L’homme, être responsable

Une des idées maîtresses de la tradition juive, c’est l’importance de tout, de chaque geste, de chaque mot, de chaque pensée des hommes. Rien n’est indifférent, tout a un poids. Les hommes au fond le savent bien. Mais ils veulent fuir cette affolante responsabilité ; en la fuyant, on s’égare, on se heurte les uns aux autres, on commence a s'entre-déchirer.

Cette notion de la valeur profonde de la moindre banalité de notre existence est une de celles que le monde moderne laïcisé, désacralisé, a le plus oubliées. C’est une de celle que le judaïsme place à la base, à la racine de toute sa doctrine. Il n’y a point, en effet, pour le juif, l’âme d’un côté et le corps de l’autre, les paroles et les actions, les intentions et les réalités il y a un tout cohérent, uni, indissoluble, qui est l’homme, dont chaque aspect a une valeur...
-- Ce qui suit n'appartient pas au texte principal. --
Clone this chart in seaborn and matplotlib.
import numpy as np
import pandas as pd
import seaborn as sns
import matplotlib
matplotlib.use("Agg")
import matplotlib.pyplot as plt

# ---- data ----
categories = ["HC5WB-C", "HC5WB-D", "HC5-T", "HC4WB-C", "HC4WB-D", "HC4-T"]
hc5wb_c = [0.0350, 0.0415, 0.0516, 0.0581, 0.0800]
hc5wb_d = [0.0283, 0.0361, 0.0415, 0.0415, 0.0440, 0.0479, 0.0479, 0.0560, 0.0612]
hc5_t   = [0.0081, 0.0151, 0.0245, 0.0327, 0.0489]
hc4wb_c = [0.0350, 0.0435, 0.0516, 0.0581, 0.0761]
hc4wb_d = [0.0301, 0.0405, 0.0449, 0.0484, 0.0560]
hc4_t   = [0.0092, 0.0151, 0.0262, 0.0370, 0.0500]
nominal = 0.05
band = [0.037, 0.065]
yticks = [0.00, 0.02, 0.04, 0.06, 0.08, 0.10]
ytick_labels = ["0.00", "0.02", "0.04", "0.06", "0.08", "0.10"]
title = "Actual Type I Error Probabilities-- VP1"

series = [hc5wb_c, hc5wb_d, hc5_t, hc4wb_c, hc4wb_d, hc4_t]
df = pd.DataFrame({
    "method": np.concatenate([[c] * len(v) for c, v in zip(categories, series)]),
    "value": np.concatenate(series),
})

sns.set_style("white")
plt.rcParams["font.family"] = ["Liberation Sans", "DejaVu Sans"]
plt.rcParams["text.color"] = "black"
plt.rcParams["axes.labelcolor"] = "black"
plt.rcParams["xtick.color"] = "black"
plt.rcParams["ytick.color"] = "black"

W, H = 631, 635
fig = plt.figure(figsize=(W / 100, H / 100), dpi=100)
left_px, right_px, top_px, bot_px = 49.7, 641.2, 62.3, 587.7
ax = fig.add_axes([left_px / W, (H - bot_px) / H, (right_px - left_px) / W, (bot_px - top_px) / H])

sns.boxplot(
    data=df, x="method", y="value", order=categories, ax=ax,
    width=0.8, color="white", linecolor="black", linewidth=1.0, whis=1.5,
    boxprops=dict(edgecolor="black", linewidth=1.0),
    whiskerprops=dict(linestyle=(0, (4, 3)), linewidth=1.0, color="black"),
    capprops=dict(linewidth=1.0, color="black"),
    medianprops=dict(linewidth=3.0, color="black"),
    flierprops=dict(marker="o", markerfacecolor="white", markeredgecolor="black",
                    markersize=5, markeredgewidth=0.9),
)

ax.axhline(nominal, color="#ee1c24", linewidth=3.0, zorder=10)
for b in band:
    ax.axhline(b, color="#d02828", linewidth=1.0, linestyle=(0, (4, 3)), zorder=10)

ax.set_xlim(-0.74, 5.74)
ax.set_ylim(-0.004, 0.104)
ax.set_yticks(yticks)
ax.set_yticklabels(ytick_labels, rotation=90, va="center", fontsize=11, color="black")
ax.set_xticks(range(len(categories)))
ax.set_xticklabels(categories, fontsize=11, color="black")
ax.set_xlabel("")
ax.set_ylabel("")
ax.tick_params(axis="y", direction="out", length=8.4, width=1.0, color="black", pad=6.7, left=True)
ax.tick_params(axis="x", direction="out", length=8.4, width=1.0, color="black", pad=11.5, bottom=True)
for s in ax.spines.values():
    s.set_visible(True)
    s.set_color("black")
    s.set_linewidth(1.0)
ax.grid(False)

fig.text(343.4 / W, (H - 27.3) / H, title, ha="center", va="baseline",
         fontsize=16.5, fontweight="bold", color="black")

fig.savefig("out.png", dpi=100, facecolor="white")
Le rite juif, complexe et multiforme, aussi varié que la vie elle-même, oblige à prendre conscience du fait que tout ce que nous faisons a une valeur, que rien n’est sans importance. La vie de l’homme, ou, plus exactement, la vie des hommes, est un enchevêtrement inextricable d’actions et de réactions, qui, toutes, laissent des traces, qui, toutes, engagent, même les plus menues. Tout nous conditionne et nous conditionnons tout. Cette grandiose, mais terrifiante responsabilité, que la psychanalyse fait toucher du doigt, le rite juif l’a explorée jusqu’au tréfonds, et il est là précisément pour faire mesurer à l’homme son écrasante responsabilité, et lui donner en même temps les moyens d’y faire face. Une des plus exaltantes affirmations de la foi juive, c’est que l’homme a pouvoir sur le monde. Ce n’est pas Dieu qui régit l’univers et l’histoire le destin de l’humanité est une partie qui se joue à deux.


Extrait de : L’identité juive,, p. 146-147, éd. Seghers/Robert Laffont, 1989 ; nouvelle édition Payot, coll. Petite Bibliothèque (poche), 1994.